Treatment and control plot samples must be time-paired to minimize temporal variability. Samples from control and treatment plots shall be collected within a timeframe that ensures comparable environmental conditions across all samples.

If no porewater can be extracted from the soil due to dry conditions, it shall be assumed by default that no CDR is occurring. This may be modified given sufficiently justified temporal interpolation methods.

Number of soil samples per strata

The following sampling requirements apply to projects pursuing Method 2: Mass balance for CDR quantification.

The necessary sampling density to obtain a statistically significant result is dependent on the baseline variability of the soil. Therefore, no fixed sampling density can be recommended, and this must be determined separately for each stratum in each project.

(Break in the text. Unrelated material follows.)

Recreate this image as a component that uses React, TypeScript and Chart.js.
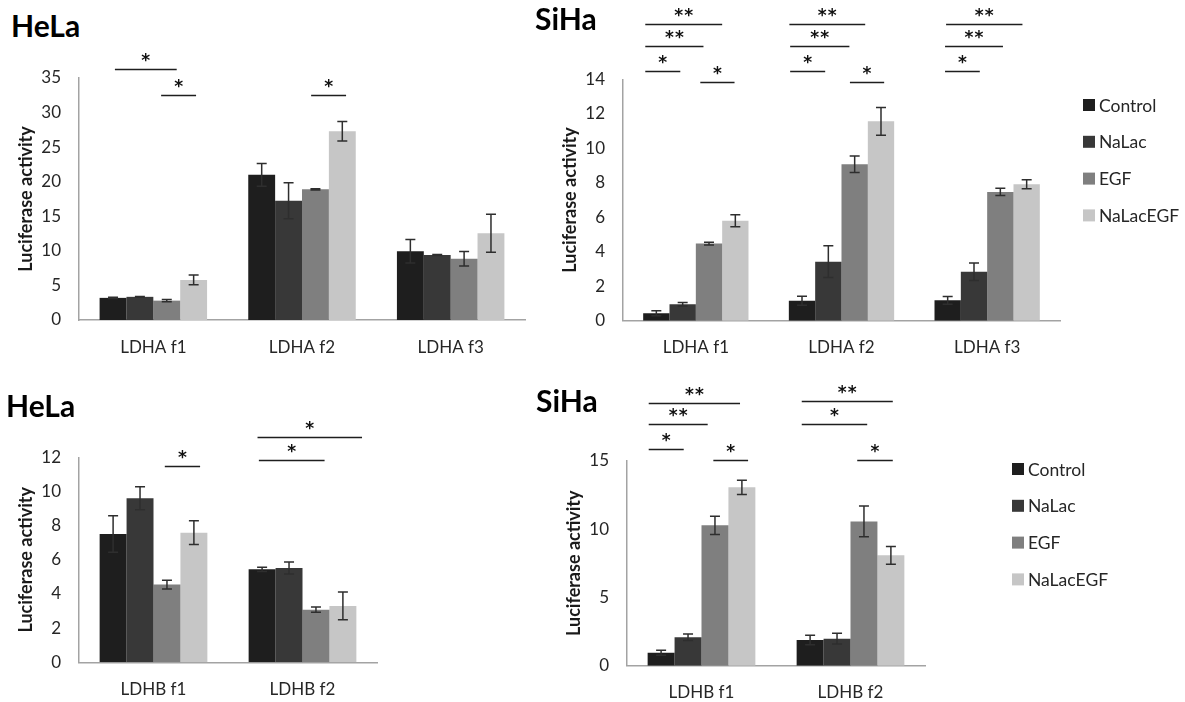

The number of samples per stratum should be defined using a power analysis based on the baseline mean and variance of base cation concentration.

The following approach is recommended, but Project Developers may propose and justify an alternative approach if it is more relevant for their project-specific conditions.

Treatment plots: The number of samples needed per treatment plot per stratum should be determined using a paired T-Test power analysis on the expected mean difference, effect size, or minimum detectable change.

Control plots: The control plots may use the same sampling density as the treatment plot in the corresponding stratum, or a power analysis considering the absolute or relative allowable error may be used to determine the number of samples needed for control plots.

It is in the Project Developer's best interest to ensure enough samples are taken to obtain a statistically significant result, otherwise no significant CDR will be detected and no credits issued (see CDR verification and credit issuance section for credit issuance requirements).